Beginning in the 1960s, sodium cyclamate seemed like the answer. Soft drink manufacturers used the artificial sweetener to make low-calorie, sugar-free soft drinks and freestanding tabletop sweeteners.
That all came to a halt in October 1969 when lab tests showed that cyclamates — as sodium cyclamate-related sweetner products were commonly referred to — posed a cancer risk, and authorities in the United States acted quickly to ban the substance.
In Canada, Minister of Health and Welfare John Munro was more cautious than his U.S. counterparts, with respect to a potential ban.
"We've been running lab tests and experiments on this ourselves," he said. "Our experiments have not had this result."
Search and destroy for soda
In Toronto, the makers of a cyclamate-sweetened diet version of Canada Dry ginger ale staged the dramatic destruction of its stocks.
A forklift dumped cases of the soda before a bulldozer plowed through the piles.
"Their thinking was that the damage had already been done," explained reporter Hal Jones.
"Publicity given the the decision of the government of the United States was sufficient to make Canadians think twice before buying anything containing cyclamates."
Not just for diet soft drinks
With cyclamates in the headlines, the CBC-TV show Take 30 took a closer look at the sweetener and the products that contained it.
"For the most part in Canada we have diet foods and they are well labelled," said Joan Watson, a radio host who would go on to become the first host of CBC-TV's Marketplace. "Anything else that cyclamates show up in are just very, very small quantities."
Watson went on to demonstrate some of the foods that contained cyclamates: a can of Tab diet soda, canned fruit, coffee sweetener, a jar of pickles, and a packet of Kool-Aid that was ostensibly aimed at grown-ups.

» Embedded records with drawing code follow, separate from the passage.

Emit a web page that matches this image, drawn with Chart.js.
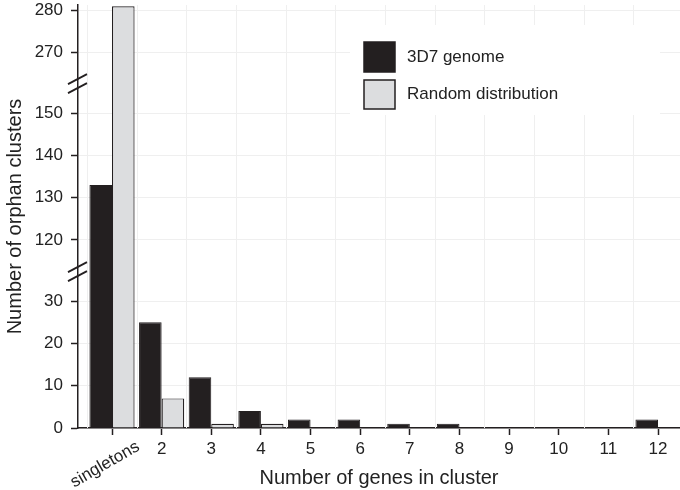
<!DOCTYPE html>
<html><head><meta charset="utf-8">
<script src="https://cdn.jsdelivr.net/npm/chart.js@4/dist/chart.umd.min.js"></script>
<style>html,body{margin:0;padding:0;background:#fff}</style>
</head><body>
<canvas id="c" width="680" height="490"></canvas>
<script>
// ---- data ----
const categories = ['singletons','2','3','4','5','6','7','8','9','10','11','12'];
const genome3D7 = [133,25,12,4,2,2,1,1,0,0,0,2];
const randomDist = [281,7,1,1,0,0,0,0,0,0,0,0];
const seriesNames = ['3D7 genome','Random distribution'];
const yTickValues = [0,10,20,30,120,130,140,150,270,280];
const ySegments = [[0,37],[112.5,157],[262.7,281.3]];

const INK = '#231f20';
const FILLS = ['#231f20','#dcdddf'];
const FONT = "'Liberation Sans', Arial, Helvetica, sans-serif";
Chart.defaults.font.family = FONT;
Chart.defaults.color = '#222';

// ---- broken (piecewise) linear scale ----
class BrokenScale extends Chart.LinearScale {
  determineDataLimits(){
    const s = this.options.segments;
    this.min = s[0][0]; this.max = s[s.length-1][1];
  }
  buildTicks(){ return this.options.tickValues.map(v => ({value: v})); }
  _units(v){
    const s = this.options.segments; let acc = 0;
    for (let i = 0; i < s.length; i++){
      const a = s[i][0], b = s[i][1];
      if (v <= b || i === s.length-1){ acc += Math.max(0, v - a); return acc; }
      acc += b - a;
    }
    return acc;
  }
  getPixelForValue(v){
    const tot = this._units(this.max);
    return this.getPixelForDecimal(this._units(v) / tot);
  }
  getValueForPixel(p){
    const s = this.options.segments;
    let u = this.getDecimalForPixel(p) * this._units(this.max);
    for (let i = 0; i < s.length; i++){
      const len = s[i][1] - s[i][0];
      if (u <= len || i === s.length-1) return s[i][0] + u;
      u -= len;
    }
  }
}
BrokenScale.id = 'broken';
BrokenScale.defaults = {};
Chart.register(BrokenScale);

const decor = {
  id: 'decor',
  beforeDatasetsDraw(chart){
    const {ctx, chartArea: a, scales: {x}} = chart;
    ctx.save();
    ctx.strokeStyle = '#efefef'; ctx.lineWidth = 1;
    for (let i = 0; i <= categories.length; i++){
      const px = Math.round(x.getPixelForValue(i + 0.5)) + 0.5;
      if (px <= a.left + 1 || px > a.right) continue;
      ctx.beginPath(); ctx.moveTo(px, a.top); ctx.lineTo(px, a.bottom); ctx.stroke();
    }
    ctx.restore();
  },
  afterDraw(chart){
    const {ctx, chartArea: a, scales: {x, y}} = chart;
    ctx.save();
    // axis break marks
    ctx.strokeStyle = INK; ctx.lineWidth = 1.8;
    for (let i = 0; i < ySegments.length - 1; i++){
      const yb = y.getPixelForValue((ySegments[i][1] + ySegments[i+1][0]) / 2);
      const xb = a.left;
      [-4.5, 4.5].forEach(d => {
        ctx.beginPath();
        ctx.moveTo(xb - 10, yb + d + 5);
        ctx.lineTo(xb + 9, yb + d - 5);
        ctx.stroke();
      });
    }
    // rotated first category label
    const p1 = x.getPixelForValue(1);
    ctx.save();
    ctx.translate(p1 + 22, a.bottom + 10);
    ctx.rotate(-Math.PI / 6);
    ctx.font = '17px ' + FONT; ctx.fillStyle = '#222';
    ctx.textAlign = 'right'; ctx.textBaseline = 'top';
    ctx.fillText(categories[0], 0, 0);
    ctx.restore();
    // legend
    ctx.fillStyle = '#fff';
    ctx.fillRect(350, 25, 310, 90);
    const boxes = [[364, 42, 31, 30], [364, 80, 31, 29]];
    seriesNames.forEach((n, i) => {
      const b = boxes[i];
      ctx.fillStyle = FILLS[i]; ctx.fillRect(b[0], b[1], b[2], b[3]);
      ctx.strokeStyle = INK; ctx.lineWidth = 1.5; ctx.strokeRect(b[0], b[1], b[2], b[3]);
      ctx.fillStyle = '#222'; ctx.font = '17px ' + FONT;
      ctx.textAlign = 'left'; ctx.textBaseline = 'middle';
      ctx.fillText(n, 407, b[1] + b[3] / 2);
    });
    ctx.restore();
  }
};

new Chart(document.getElementById('c'), {
  type: 'bar',
  data: {
    datasets: [
      { label: seriesNames[0], data: genome3D7.map((v, i) => ({x: i + 1, y: v})),
        backgroundColor: FILLS[0], borderColor: INK, borderWidth: 1 },
      { label: seriesNames[1], data: randomDist.map((v, i) => ({x: i + 1, y: v})),
        backgroundColor: FILLS[1], borderColor: INK, borderWidth: 1.2 }
    ]
  },
  options: {
    responsive: false, animation: false,
    layout: { padding: { left: 0, right: 0, top: 5, bottom: 0 } },
    datasets: { bar: { categoryPercentage: 0.91, barPercentage: 1.0 } },
    plugins: { legend: { display: false }, tooltip: { enabled: false } },
    scales: {
      x: {
        type: 'linear', min: 0.315, max: 12.443, offset: false,
        afterBuildTicks: s => { s.ticks = categories.map((c, i) => ({value: i + 1})); },
        ticks: { autoSkip: false, maxRotation: 0, minRotation: 0, padding: 4,
          font: { size: 17 }, color: '#222',
          callback: (v, i) => i === 0 ? '' : categories[i] },
        grid: { offset: false, drawOnChartArea: false, tickLength: 7, tickColor: INK, tickWidth: 1.5 },
        border: { color: INK, width: 1.5 },
        title: { display: true, text: 'Number of genes in cluster', font: { size: 20 }, color: '#222', padding: { top: 0, bottom: 0 } },
        afterFit: s => { s.height = 62; s.paddingLeft = 0; s.paddingRight = 0; }
      },
      y: {
        type: 'broken', segments: ySegments, tickValues: yTickValues,
        ticks: { autoSkip: false, padding: 8, font: { size: 17 }, color: '#222', callback: v => String(v) },
        grid: { color: '#efefef', lineWidth: 1, tickLength: 7, tickColor: INK, tickWidth: 1.5 },
        border: { color: INK, width: 1.5 },
        title: { display: true, text: 'Number of orphan clusters', font: { size: 20 }, color: '#222', padding: { top: 3, bottom: 0 } },
        afterFit: s => { s.width = 78; s.paddingTop = 0; s.paddingBottom = 0; }
      }
    }
  },
  plugins: [decor]
});
</script>
</body></html>
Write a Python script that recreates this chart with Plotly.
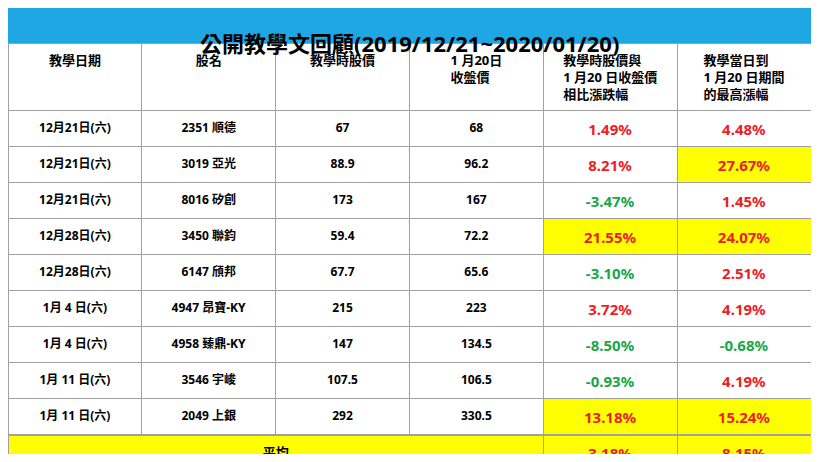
import plotly.graph_objects as go

dates = ["12月21日(六)", "12月21日(六)", "12月21日(六)", "12月28日(六)", "12月28日(六)",
         "1月 4 日(六)", "1月 4 日(六)", "1月 11 日(六)", "1月 11 日(六)", "1月 18 日(六)", "1月 18 日(六)"]
stocks = ["2351 順德", "3019 亞光", "8016 矽創", "3450 聯鈞", "6147 頎邦", "4947 昂寶-KY",
          "4958 臻鼎-KY", "3546 宇峻", "2049 上銀", "8271 宇瞻", "6213 聯茂"]
price_teach = ["67", "88.9", "173", "59.4", "67.7", "215", "147", "107.5", "292", "46.2", "144.5"]
price_close = ["68", "96.2", "167", "72.2", "65.6", "223", "134.5", "106.5", "330.5", "46.7", "147"]
change_pct = [1.49, 8.21, -3.47, 21.55, -3.10, 3.72, -8.50, -0.93, 13.18, 1.08, 1.73]
max_pct = [4.48, 27.67, 1.45, 24.07, 2.51, 4.19, -0.68, 4.19, 15.24, 4.76, 1.73]
avg_change, avg_max = 3.18, 8.15

headers = ["教學日期", "股名", "教學時股價", "1 月20日<br>收盤價",
           "教學時股價與<br>1 月20 日收盤價<br>相比漲跌幅", "教學當日到<br>1 月20 日期間<br>的最高漲幅"]

YELLOW = "#ffff00"
RED = "#ee1c25"
GREEN = "#1aa64a"
hl_change = [False, False, False, True, False, False, False, False, True, False, False]
hl_max = [False, True, False, True, False, False, False, False, True, False, False]

def pct(v):
    return f"<b>{v:.2f}%</b>"

def colr(v):
    return RED if v >= 0 else GREEN

bold = lambda xs: [f"<b>{x}</b>" for x in xs]
n = len(dates)
W, H = 803, 446
TITLE_H, HEAD_H, ROW_H, FOOT_H = 35, 62, 30, 21
main_bottom = TITLE_H + HEAD_H + ROW_H * n
font_fam = "Noto Sans, Noto Sans CJK TC"

fig = go.Figure()
fig.add_trace(go.Table(
    domain=dict(x=[0, 1], y=[1 - main_bottom / H, 1 - TITLE_H / H]),
    columnwidth=[1] * 6,
    header=dict(values=[f"<b>{h}</b>" for h in headers], height=HEAD_H,
                fill_color="white", line_color="#a0a0a0", align="center",
                font=dict(family=font_fam, size=13, color="black")),
    cells=dict(values=[bold(dates), bold(stocks), bold(price_teach), bold(price_close),
                       [pct(v) for v in change_pct], [pct(v) for v in max_pct]],
               height=ROW_H, align="center", line_color="#a0a0a0",
               fill_color=[["white"] * n] * 4 +
                          [[YELLOW if h else "white" for h in hl_change],
                           [YELLOW if h else "white" for h in hl_max]],
               font=dict(family=font_fam, size=[12, 12, 12, 12, 15, 15],
                         color=[["black"] * n] * 4 + [[colr(v) for v in change_pct],
                                                      [colr(v) for v in max_pct]]))
))
fig.add_trace(go.Table(
    domain=dict(x=[0, 1], y=[0, 1 - main_bottom / H]),
    columnwidth=[4, 1, 1],
    header=dict(values=["<b>平均</b>", pct(avg_change), pct(avg_max)], height=FOOT_H,
                fill_color=YELLOW, line_color="#a0a0a0", align="center",
                font=dict(family=font_fam, size=[13, 15, 15], color=["black", RED, RED])),
))
fig.add_shape(type="rect", xref="paper", yref="paper", x0=0, x1=1, y0=1 - TITLE_H / H, y1=1,
              fillcolor="#1ea7e3", line_width=0, layer="below")
fig.add_annotation(text="<b>公開教學文回顧(2019/12/21~2020/01/20)</b>", xref="paper", yref="paper",
                   x=0.5, y=1 - TITLE_H / 2 / H, showarrow=False,
                   font=dict(family=font_fam, size=22, color="black"))
fig.update_layout(width=W, height=H, margin=dict(l=0, r=0, t=0, b=0),
                  paper_bgcolor="white")
fig.write_html("out.html")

She then demonstrated some of the items she had purchased at a Canadian grocery store that fell under the five-gram cyclamate limit then considered safe in the U.S.
Eventually, Canada banned cyclamates in soft drinks in December 1969 and in all other foods effective Sept. 1, 1970.

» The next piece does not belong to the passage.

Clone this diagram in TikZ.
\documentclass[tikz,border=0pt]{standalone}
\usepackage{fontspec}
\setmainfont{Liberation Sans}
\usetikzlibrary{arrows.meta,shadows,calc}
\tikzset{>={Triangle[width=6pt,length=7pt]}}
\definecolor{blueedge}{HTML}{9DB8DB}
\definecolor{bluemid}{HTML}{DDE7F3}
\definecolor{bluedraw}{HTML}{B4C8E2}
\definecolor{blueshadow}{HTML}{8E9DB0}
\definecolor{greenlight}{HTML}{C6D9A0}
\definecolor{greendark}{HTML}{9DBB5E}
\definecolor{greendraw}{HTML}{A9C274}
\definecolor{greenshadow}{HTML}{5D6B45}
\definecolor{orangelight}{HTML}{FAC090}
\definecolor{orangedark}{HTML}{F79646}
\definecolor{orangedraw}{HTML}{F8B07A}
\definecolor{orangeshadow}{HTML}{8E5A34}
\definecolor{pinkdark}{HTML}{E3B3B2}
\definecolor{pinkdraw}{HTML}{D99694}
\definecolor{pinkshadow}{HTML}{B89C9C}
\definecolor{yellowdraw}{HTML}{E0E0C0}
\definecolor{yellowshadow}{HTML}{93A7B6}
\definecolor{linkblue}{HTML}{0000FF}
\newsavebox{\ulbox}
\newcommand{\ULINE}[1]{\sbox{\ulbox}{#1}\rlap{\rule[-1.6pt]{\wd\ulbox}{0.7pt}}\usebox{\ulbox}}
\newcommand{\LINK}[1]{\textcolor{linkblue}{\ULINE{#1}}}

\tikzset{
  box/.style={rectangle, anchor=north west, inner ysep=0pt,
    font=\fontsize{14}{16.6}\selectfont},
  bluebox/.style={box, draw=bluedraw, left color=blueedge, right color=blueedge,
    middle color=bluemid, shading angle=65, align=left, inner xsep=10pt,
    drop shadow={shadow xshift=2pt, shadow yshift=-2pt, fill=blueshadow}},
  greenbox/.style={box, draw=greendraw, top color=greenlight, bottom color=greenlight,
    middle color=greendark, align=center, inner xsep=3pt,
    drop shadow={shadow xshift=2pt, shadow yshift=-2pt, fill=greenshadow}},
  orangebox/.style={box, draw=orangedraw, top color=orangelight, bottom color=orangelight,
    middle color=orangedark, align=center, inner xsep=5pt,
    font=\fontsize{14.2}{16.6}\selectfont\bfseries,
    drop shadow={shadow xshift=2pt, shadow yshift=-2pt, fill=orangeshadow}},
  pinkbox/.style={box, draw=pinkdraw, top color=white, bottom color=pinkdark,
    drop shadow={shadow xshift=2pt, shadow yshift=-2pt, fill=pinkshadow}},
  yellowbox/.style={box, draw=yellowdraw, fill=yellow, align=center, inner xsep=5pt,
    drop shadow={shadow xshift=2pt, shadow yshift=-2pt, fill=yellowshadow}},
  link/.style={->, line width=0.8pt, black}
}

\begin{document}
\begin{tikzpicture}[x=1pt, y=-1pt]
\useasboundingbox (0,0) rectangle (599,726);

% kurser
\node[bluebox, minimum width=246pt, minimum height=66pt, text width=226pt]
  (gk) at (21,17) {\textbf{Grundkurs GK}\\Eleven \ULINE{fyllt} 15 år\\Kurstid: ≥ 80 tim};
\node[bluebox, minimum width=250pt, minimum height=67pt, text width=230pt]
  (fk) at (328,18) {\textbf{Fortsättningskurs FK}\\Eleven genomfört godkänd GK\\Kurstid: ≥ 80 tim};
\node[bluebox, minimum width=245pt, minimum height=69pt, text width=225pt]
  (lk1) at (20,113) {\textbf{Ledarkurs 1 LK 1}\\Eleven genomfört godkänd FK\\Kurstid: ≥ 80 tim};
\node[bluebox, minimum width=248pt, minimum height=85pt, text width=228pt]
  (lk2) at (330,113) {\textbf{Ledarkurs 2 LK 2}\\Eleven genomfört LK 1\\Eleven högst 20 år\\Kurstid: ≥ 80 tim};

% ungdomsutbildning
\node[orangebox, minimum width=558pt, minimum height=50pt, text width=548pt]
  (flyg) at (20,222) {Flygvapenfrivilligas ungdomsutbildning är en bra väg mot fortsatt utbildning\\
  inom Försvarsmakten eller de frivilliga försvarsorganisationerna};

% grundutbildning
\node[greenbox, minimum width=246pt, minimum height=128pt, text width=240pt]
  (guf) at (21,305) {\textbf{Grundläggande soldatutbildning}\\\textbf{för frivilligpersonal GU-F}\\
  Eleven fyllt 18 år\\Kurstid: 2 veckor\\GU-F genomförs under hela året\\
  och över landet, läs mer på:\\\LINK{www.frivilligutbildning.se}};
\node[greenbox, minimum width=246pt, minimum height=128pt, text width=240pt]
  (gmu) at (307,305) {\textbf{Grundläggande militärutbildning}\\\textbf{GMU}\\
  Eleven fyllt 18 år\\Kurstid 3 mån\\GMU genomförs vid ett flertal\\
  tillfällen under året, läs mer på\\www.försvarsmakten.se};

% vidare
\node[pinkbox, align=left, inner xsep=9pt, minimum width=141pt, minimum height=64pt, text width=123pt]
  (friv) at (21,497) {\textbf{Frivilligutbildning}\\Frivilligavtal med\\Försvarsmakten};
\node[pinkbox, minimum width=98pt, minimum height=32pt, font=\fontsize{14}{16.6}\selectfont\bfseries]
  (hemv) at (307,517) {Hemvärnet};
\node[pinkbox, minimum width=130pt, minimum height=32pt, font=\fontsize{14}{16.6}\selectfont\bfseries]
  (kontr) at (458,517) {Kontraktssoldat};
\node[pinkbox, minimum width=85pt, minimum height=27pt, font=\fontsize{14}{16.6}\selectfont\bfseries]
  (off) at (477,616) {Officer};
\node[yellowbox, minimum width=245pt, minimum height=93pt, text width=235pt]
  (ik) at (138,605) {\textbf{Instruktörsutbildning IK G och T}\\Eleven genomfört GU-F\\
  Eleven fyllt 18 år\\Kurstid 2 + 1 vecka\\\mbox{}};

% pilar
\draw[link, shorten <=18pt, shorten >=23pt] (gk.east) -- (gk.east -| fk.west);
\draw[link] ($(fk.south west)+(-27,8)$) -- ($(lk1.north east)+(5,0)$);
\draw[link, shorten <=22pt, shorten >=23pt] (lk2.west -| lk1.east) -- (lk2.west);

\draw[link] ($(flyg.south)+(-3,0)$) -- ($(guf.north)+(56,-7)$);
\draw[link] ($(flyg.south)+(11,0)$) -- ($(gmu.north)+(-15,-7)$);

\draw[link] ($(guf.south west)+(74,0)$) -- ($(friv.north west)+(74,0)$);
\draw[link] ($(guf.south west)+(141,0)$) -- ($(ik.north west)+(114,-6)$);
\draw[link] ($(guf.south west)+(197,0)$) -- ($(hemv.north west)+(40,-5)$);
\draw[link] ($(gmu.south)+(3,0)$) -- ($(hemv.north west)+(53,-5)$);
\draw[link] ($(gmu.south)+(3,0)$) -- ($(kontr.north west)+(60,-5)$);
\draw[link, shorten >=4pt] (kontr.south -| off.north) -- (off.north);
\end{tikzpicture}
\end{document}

The second sweet saviour goes sour
With a prohibition on cyclamates, food and drink manufacturers embraced another artificial sweetener.

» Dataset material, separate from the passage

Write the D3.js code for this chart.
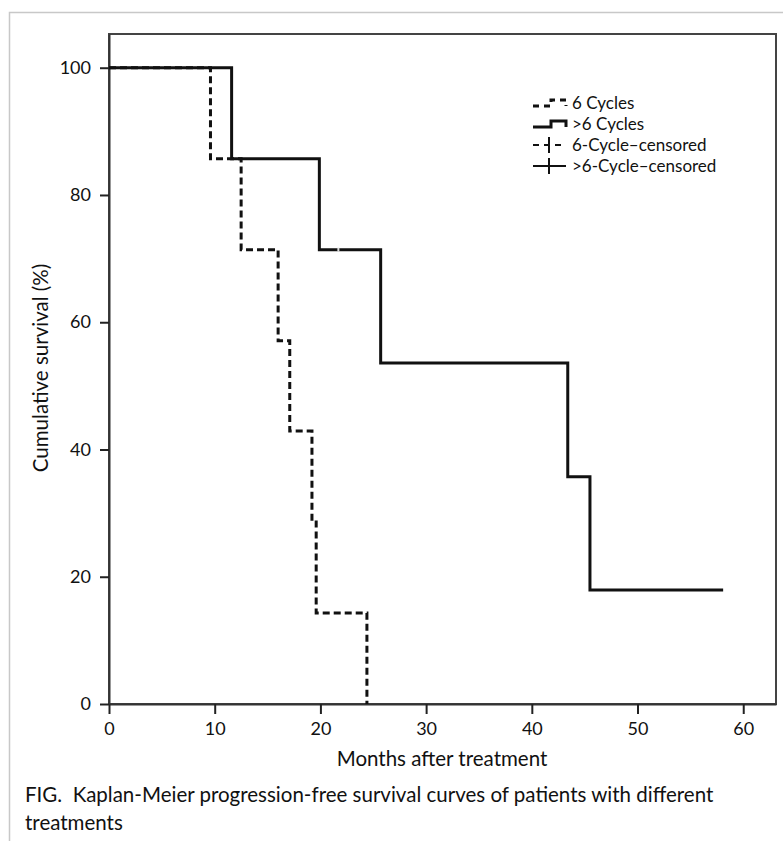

Saccharin was first synthesized in 1879, was 200 times sweeter than sugar, and had no calories.
But in 1977, tests showed saccharin was associated with cancer of the bladder in lab rats.
In March of that year, the CBC's John Blackstone reported that the Canadian government was banning soft drinks with saccharin as of July 1, 1977. Foods with added saccharin would be forbidden four months later.
"Saccharin as a single-ingredient drug ... will still be available in drugstores, and it will not be displayed on the shelves," added Blackstone.
Diet soft drinks accounted for 10 per cent of the soda market, about $52 million a year.
Without another ready substitute, manufacturers protested the ban.
"These results have been achieved at a very high level of consumption by test animals," said an unnamed industry representative. "One must ask the question, is the public at large ever likely to be exposed to that kind of risk?"
According to the study that prompted the ban, a human would have to consume the equivalent of 800 cans of diet drinks a day to risk getting cancer from saccharin.
In the U.S., the National Institute for Environmental Health Sciences removed it from a list of known cancer-causing substances in 2000.